# [What you are asked to do]
In the records below, find each line containing the word "that" and copy it.

______________________________

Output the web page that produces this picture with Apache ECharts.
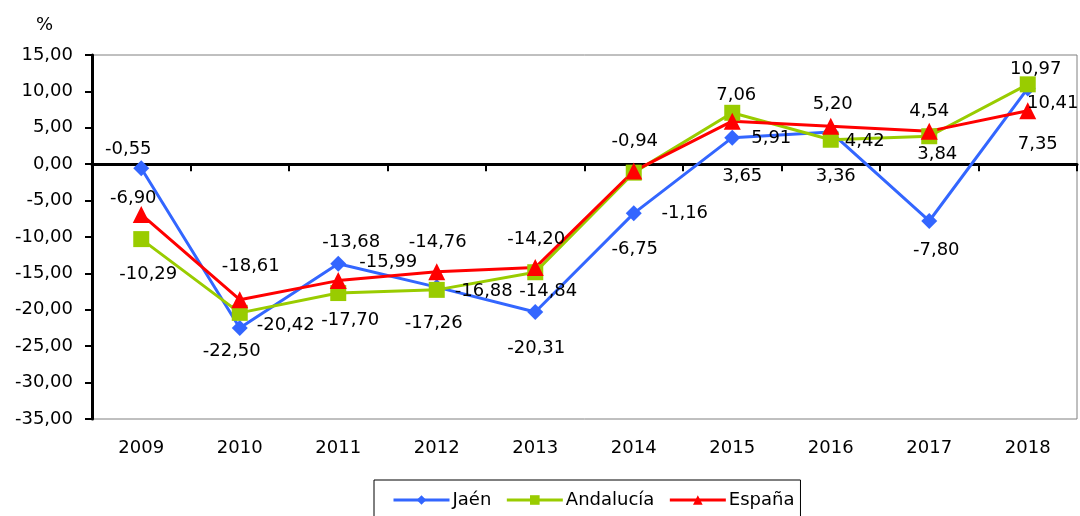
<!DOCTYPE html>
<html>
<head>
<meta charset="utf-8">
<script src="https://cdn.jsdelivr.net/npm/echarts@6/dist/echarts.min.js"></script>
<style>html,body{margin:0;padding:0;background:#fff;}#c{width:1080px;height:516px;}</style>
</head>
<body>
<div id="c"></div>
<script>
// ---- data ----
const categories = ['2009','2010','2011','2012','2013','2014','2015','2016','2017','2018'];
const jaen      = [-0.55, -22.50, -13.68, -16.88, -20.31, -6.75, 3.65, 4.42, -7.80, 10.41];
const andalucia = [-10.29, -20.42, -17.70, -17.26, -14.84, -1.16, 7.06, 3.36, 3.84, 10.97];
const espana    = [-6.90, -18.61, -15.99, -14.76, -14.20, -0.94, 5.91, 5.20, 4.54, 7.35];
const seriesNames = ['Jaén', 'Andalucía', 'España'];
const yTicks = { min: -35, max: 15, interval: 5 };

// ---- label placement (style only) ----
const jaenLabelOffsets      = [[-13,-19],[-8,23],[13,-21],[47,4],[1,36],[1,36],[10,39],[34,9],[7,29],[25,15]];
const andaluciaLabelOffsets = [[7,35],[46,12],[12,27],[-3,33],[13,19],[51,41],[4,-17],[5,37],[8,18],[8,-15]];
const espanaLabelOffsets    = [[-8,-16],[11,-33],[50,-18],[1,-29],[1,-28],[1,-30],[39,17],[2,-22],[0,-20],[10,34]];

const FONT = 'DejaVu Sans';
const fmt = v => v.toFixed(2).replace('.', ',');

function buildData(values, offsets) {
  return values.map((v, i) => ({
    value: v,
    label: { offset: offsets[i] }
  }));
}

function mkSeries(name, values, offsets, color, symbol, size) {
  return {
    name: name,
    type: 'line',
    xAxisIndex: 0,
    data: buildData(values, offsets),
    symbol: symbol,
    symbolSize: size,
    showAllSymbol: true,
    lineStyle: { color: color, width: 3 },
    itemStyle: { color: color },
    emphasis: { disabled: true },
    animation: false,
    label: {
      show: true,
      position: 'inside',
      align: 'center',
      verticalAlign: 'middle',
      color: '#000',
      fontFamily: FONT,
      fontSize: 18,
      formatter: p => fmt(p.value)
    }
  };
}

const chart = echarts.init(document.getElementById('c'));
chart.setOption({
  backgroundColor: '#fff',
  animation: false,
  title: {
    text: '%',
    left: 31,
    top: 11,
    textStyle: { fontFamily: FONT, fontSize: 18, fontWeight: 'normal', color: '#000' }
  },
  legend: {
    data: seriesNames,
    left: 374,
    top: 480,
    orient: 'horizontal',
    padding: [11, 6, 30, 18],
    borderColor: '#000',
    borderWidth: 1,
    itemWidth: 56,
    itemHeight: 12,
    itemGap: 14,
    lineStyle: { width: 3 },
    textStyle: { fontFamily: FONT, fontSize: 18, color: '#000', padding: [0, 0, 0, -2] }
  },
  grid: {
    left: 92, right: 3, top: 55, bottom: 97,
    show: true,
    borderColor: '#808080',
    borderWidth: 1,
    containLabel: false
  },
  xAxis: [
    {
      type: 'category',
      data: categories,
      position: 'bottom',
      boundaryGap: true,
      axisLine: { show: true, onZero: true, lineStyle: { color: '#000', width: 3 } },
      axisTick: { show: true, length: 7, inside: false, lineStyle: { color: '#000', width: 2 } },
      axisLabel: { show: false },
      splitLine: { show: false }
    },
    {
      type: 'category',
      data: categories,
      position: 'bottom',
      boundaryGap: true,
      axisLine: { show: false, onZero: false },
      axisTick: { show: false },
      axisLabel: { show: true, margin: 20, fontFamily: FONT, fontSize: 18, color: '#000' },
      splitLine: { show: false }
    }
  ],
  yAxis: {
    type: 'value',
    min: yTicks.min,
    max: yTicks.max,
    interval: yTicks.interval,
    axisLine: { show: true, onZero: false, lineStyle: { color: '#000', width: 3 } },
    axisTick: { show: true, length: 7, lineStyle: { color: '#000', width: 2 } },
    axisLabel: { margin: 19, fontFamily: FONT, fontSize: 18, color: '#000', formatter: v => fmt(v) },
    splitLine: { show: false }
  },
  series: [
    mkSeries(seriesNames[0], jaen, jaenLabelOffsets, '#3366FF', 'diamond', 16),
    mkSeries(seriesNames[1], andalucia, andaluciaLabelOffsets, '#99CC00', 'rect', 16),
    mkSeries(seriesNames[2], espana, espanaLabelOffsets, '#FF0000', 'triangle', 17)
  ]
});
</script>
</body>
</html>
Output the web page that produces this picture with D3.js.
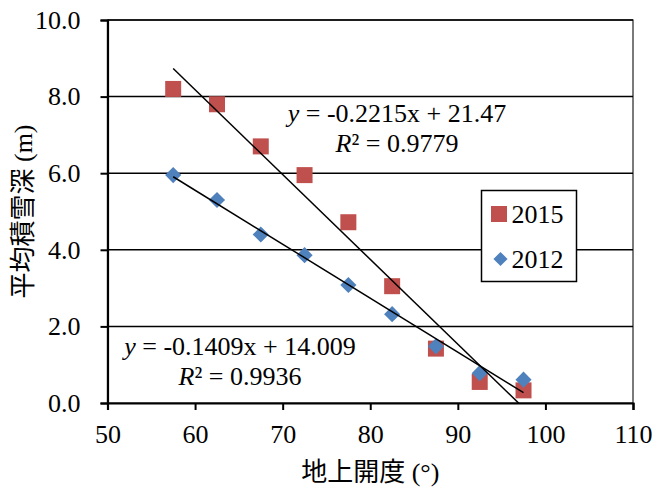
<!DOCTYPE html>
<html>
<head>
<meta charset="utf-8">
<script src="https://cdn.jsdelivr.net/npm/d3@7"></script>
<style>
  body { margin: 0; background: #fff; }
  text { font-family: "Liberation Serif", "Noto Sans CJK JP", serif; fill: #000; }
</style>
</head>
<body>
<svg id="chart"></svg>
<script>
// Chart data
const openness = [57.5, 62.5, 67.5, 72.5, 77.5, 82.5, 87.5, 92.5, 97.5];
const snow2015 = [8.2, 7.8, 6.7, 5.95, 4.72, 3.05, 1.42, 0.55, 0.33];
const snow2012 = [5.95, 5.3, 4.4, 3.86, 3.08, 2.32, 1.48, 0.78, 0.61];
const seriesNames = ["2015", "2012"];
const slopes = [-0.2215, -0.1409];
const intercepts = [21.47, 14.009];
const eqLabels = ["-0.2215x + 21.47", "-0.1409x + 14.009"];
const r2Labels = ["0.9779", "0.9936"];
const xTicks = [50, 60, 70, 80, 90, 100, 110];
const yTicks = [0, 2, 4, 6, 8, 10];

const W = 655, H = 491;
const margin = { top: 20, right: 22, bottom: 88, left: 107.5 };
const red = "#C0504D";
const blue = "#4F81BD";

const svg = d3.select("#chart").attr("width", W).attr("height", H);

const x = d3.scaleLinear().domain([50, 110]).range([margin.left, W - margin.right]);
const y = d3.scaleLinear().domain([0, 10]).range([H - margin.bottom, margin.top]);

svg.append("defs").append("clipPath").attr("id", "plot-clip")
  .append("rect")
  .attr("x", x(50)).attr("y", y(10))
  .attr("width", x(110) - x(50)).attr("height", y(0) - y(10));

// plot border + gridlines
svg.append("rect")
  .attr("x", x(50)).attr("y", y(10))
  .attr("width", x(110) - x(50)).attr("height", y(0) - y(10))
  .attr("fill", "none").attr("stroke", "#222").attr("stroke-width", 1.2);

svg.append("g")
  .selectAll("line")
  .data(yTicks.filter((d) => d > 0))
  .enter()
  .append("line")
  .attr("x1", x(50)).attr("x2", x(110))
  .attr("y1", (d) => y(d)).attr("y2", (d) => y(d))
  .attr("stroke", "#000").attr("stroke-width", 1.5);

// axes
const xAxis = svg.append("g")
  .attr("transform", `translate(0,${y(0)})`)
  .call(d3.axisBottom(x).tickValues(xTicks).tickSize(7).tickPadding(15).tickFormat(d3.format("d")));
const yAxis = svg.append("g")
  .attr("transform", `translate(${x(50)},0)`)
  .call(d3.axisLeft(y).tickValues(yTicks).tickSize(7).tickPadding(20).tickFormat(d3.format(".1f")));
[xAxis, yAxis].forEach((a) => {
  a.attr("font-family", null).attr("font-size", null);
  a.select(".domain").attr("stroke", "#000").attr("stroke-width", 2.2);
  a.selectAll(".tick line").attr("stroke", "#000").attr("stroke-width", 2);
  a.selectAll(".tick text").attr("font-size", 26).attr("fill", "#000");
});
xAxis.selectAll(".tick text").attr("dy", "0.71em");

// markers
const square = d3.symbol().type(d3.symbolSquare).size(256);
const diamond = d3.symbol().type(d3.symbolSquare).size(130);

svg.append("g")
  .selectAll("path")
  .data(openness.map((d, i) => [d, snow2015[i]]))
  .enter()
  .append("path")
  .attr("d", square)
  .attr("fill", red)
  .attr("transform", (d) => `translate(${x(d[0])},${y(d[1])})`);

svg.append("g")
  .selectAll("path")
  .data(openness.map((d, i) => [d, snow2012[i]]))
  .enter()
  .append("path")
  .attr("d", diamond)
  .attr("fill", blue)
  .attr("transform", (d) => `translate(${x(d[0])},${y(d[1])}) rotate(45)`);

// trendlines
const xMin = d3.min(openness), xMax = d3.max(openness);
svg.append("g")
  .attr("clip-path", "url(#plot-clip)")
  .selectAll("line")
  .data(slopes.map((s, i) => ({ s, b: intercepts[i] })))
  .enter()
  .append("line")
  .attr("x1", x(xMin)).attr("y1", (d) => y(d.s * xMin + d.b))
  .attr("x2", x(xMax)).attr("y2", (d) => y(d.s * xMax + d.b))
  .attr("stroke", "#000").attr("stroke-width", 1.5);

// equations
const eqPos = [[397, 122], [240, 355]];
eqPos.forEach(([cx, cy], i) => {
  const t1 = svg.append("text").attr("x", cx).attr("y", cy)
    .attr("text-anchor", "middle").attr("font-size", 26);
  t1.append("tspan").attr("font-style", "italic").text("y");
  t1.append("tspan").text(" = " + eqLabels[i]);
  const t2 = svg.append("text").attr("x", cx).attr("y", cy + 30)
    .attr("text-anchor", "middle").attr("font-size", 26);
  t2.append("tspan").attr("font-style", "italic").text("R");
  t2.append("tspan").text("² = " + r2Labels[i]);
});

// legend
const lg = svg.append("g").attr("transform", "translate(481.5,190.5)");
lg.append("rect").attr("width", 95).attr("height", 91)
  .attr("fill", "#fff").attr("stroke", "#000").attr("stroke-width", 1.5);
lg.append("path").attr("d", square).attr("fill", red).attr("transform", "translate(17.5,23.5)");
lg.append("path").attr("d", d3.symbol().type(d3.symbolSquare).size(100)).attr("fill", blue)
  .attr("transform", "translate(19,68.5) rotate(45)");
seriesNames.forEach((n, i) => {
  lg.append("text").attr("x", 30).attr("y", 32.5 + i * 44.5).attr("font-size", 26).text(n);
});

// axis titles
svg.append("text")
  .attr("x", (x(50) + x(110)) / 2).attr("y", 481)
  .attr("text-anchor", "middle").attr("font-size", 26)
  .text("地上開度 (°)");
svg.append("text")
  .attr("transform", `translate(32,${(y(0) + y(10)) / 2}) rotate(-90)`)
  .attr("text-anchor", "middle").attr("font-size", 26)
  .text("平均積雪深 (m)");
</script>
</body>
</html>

______________________________

# [Task result]
Output the web page that produces this picture with Apache ECharts.
Output the web page that produces this picture with D3.js.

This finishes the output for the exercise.